Multiple sources said that after initial testing on Cooper Kupp's ankle, he appears to have avoided a worst-case scenario with the injury. Important to remember, though, that he'll go through more testing in the coming days for a clearer picture of the situation. @TheAthletic— Jourdan Rodrigue (@JourdanRodrigue) November 14, 2022
John Wolford is absolutely useless. Gets the best player on the offense hurt.— Sosa Kremenjas (@QBsMVP) November 13, 2022
Game-time decision on Stafford’s availability was legitimately close
“There was a possibility, like we had talked about. Going in alignment with all the things that we had discussed, airing on the side of being smart and safe above all else and making sure that he’s feeling good and obviously clears all those steps and we weren’t quite there.”
One would assume if Stafford was close to playing Sunday against the Cardinals after being placed in the concussion protocol early in the week, he should be able to suit up with another week of rest. To be clear, this is just me reading between the lines, as McVay did not implicitly say anything about Stafford’s status next week.
Continued inability to generate any semblance of stability on offense present once again
“When you’re able to be efficient on those early downs, and then when you’re not, then you can’t get into any sort of rhythm, and then you’re off the field if you don’t convert on third down.”
The offense had been an ugly sight to see with Stafford under center, so there was no reason to expect any combination of Wolford and Bryce Perkins to look any better.
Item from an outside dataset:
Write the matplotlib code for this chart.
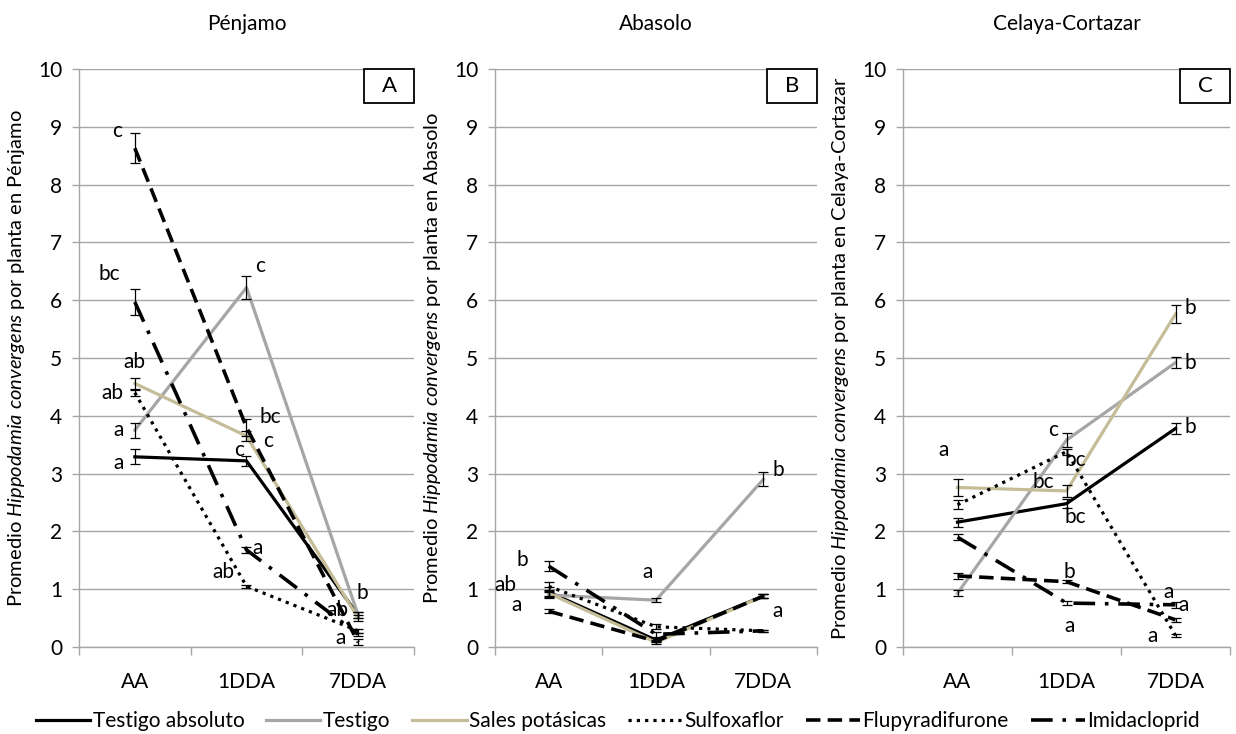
import matplotlib
matplotlib.use("Agg")
import matplotlib.pyplot as plt
from matplotlib.patches import Rectangle

plt.rcParams['font.family'] = ['Lato', 'DejaVu Sans']
plt.rcParams['mathtext.fontset'] = 'custom'
plt.rcParams['mathtext.rm'] = 'Lato'
plt.rcParams['mathtext.it'] = 'Lato:italic'

categories = ["AA", "1DDA", "7DDA"]
series = ["Testigo absoluto", "Testigo", "Sales potásicas",
          "Sulfoxaflor", "Flupyradifurone", "Imidacloprid"]
sites = ["Pénjamo", "Abasolo", "Celaya-Cortazar"]
panel_tags = ["A", "B", "C"]

# Pénjamo
pen_testigo_abs = [3.29, 3.22, 0.55]
pen_testigo = [3.75, 6.22, 0.55]
pen_sales = [4.56, 3.65, 0.50]
pen_sulfo = [4.40, 1.05, 0.28]
pen_flupy = [8.63, 3.80, 0.08]
pen_imida = [5.97, 1.68, 0.22]
pen_err = [[0.13, 0.08, 0.05], [0.13, 0.20, 0.05], [0.10, 0.08, 0.05],
           [0.05, 0.03, 0.03], [0.26, 0.15, 0.05], [0.22, 0.05, 0.03]]

# Abasolo
aba_testigo_abs = [0.95, 0.12, 0.88]
aba_testigo = [0.90, 0.81, 2.90]
aba_sales = [0.93, 0.08, 0.88]
aba_sulfo = [1.05, 0.35, 0.28]
aba_flupy = [0.62, 0.10, 0.88]
aba_imida = [1.40, 0.22, 0.28]
aba_err = [[0.08, 0.03, 0.04], [0.05, 0.04, 0.12], [0.04, 0.02, 0.04],
           [0.07, 0.04, 0.02], [0.03, 0.02, 0.04], [0.09, 0.04, 0.02]]

# Celaya-Cortazar
cel_testigo_abs = [2.16, 2.48, 3.78]
cel_testigo = [0.93, 3.58, 4.92]
cel_sales = [2.76, 2.70, 5.76]
cel_sulfo = [2.46, 3.38, 0.20]
cel_flupy = [1.23, 1.13, 0.47]
cel_imida = [1.90, 0.76, 0.73]
cel_err = [[0.08, 0.08, 0.10], [0.05, 0.12, 0.10], [0.15, 0.10, 0.15],
           [0.08, 0.05, 0.02], [0.05, 0.03, 0.03], [0.05, 0.03, 0.05]]

# mean separation letters
pen_letters = ["c", "bc", "ab", "ab", "a", "a", "c", "bc", "c", "c", "a", "ab", "b", "ab", "a"]
aba_letters = ["b", "ab", "a", "a", "b", "a"]
cel_letters = ["a", "c", "bc", "bc", "bc", "b", "b", "b", "b", "a", "a", "a", "a"]

# letter placement (x in category units, y in data units)
pen_letter_pos = [(-0.16, 8.93), (-0.23, 6.45), (0.0, 4.93), (-0.2, 4.4), (-0.15, 3.75),
                  (-0.15, 3.18), (1.12, 6.6), (1.21, 3.98), (1.19, 3.56), (0.93, 3.41),
                  (1.1, 1.71), (0.79, 1.3), (2.04, 0.93), (1.81, 0.64), (1.84, 0.16)]
aba_letter_pos = [(-0.25, 1.51), (-0.4, 1.07), (-0.3, 0.73), (0.92, 1.3), (2.14, 3.06), (2.13, 0.62)]
cel_letter_pos = [(-0.13, 3.41), (0.88, 3.75), (1.08, 3.23), (0.79, 2.85), (1.08, 2.25),
                  (2.14, 5.87), (2.14, 4.92), (2.14, 3.8), (1.03, 1.3), (1.03, 0.36),
                  (1.94, 0.96), (2.07, 0.73), (1.79, 0.19)]

data = [
    [pen_testigo_abs, pen_testigo, pen_sales, pen_sulfo, pen_flupy, pen_imida],
    [aba_testigo_abs, aba_testigo, aba_sales, aba_sulfo, aba_flupy, aba_imida],
    [cel_testigo_abs, cel_testigo, cel_sales, cel_sulfo, cel_flupy, cel_imida],
]
errs = [pen_err, aba_err, cel_err]
letters = [pen_letters, aba_letters, cel_letters]
letter_pos = [pen_letter_pos, aba_letter_pos, cel_letter_pos]

colors = ["black", "#A6A6A6", "#C4BD97", "black", "black", "black"]
dashes = [None, None, None, (1, 1.6), (4, 2), (6, 2.7, 1, 2.7)]
lw = [2.3, 2.3, 2.3, 2.3, 2.6, 2.6]
grid_c = "#A6A6A6"

W, H = 1236, 734
fig = plt.figure(figsize=(W / 100, H / 100), dpi=100)
# axes boxes in pixels: left, right
boxes = [(79, 414), (495, 817), (903, 1230)]
y_top, y_bot = 69, 647

x = list(range(len(categories)))
handles = []
for i, (l, r) in enumerate(boxes):
    ax = fig.add_axes([l / W, (H - y_bot) / H, (r - l) / W, (y_bot - y_top) / H])
    for j in range(len(series)):
        ax.errorbar(x, data[i][j], yerr=errs[i][j], fmt='none', ecolor='black',
                    elinewidth=0.9, capsize=3.5, capthick=0.9, zorder=3)
        kw = dict(color=colors[j], lw=lw[j], label=series[j], zorder=2)
        if dashes[j] is not None:
            kw['dashes'] = dashes[j]
        ln, = ax.plot(x, data[i][j], **kw)
        if i == 0:
            handles.append(ln)
    for let, (lx, ly) in zip(letters[i], letter_pos[i]):
        ax.text(lx, ly, let, fontsize=15, ha='center', va='center', zorder=4)

    ax.set_xlim(-0.5, 2.5)
    ax.set_ylim(0, 10)
    ax.set_yticks(range(0, 11))
    ax.set_xticks(x)
    ax.set_xticklabels(categories)
    ax.set_xticks([-0.5, 0.5, 1.5, 2.5], minor=True)
    ax.tick_params(axis='x', which='major', length=0, pad=18, labelsize=15)
    ax.tick_params(axis='x', which='minor', length=6, color=grid_c, width=1)
    ax.tick_params(axis='y', length=5, color=grid_c, width=1, pad=7, labelsize=15)
    ax.grid(axis='y', color=grid_c, lw=1)
    ax.set_axisbelow(True)
    for s in ['top', 'right']:
        ax.spines[s].set_visible(False)
    for s in ['left', 'bottom']:
        ax.spines[s].set_color(grid_c)
        ax.spines[s].set_linewidth(1)
    ax.set_title(sites[i], fontsize=15, pad=28)
    ax.set_ylabel(r"Promedio $Hippodamia\ convergens$ por planta en " + sites[i],
                  fontsize=14.5, labelpad=8)

    # panel tag box
    bw = 50 / (r - l)
    bh = 34 / (y_bot - y_top)
    ax.add_patch(Rectangle((1 - bw, 1 - bh), bw, bh, transform=ax.transAxes,
                           fill=True, fc='white', ec='black', lw=1.3, clip_on=False, zorder=5))
    ax.text(1 - bw / 2, 1 - bh / 2, panel_tags[i], transform=ax.transAxes,
            ha='center', va='center', fontsize=16, zorder=6)

fig.legend(handles=handles, labels=series, loc='center', bbox_to_anchor=(0.5, 1 - 721 / H),
           ncol=6, frameon=False, fontsize=15, handlelength=2.6, handletextpad=0.12,
           columnspacing=1.05)

fig.savefig("out.png", dpi=100)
Wolford was what you would expect from a backup quarterback behind a subpar offensive line, completing 24 of 36 passes for 212 yards, one interception, and his first career passing touchdown. That lone touchdown and 65 of those passing yards came in garbage time on the Rams last possession. L.A. was only able to muster up 256 total yards on the day. No one on offense stepped up around the backup quarterback. Third down was predictably bad, with L.A. going a measly 3/11 on the all-important money down.
At one point, Sean McVay was prepared to start John Wolford in the playoffs over an able-to-play Jared Goff. Wild times, those were.— Rich Hammond (@Rich_Hammond) November 13, 2022
No apparent answers to end season with a respectable finish
“I don’t know exactly what those answers are. But, in a lot of instances, some of the things we talked about: being able to capitalize on momentum, being able to make some of the plays when they’re there to be had. ...We’ve just got to be able to have a better product out there, start to see some improvement. And that’s the challenging thing is there really hasn’t been examples of that occurring.”
I don’t know why, but it was sobering to hear McVay acknowledge there haven’t been any signs of improvement. It’s been evident to anyone who has watched Los Angeles play this year, but it was still interesting to hear the head coach verbalize it. It’s clear that this is going to be a long, drawn out end to the season, with no clear direction on how to fix this year’s iteration of the Rams.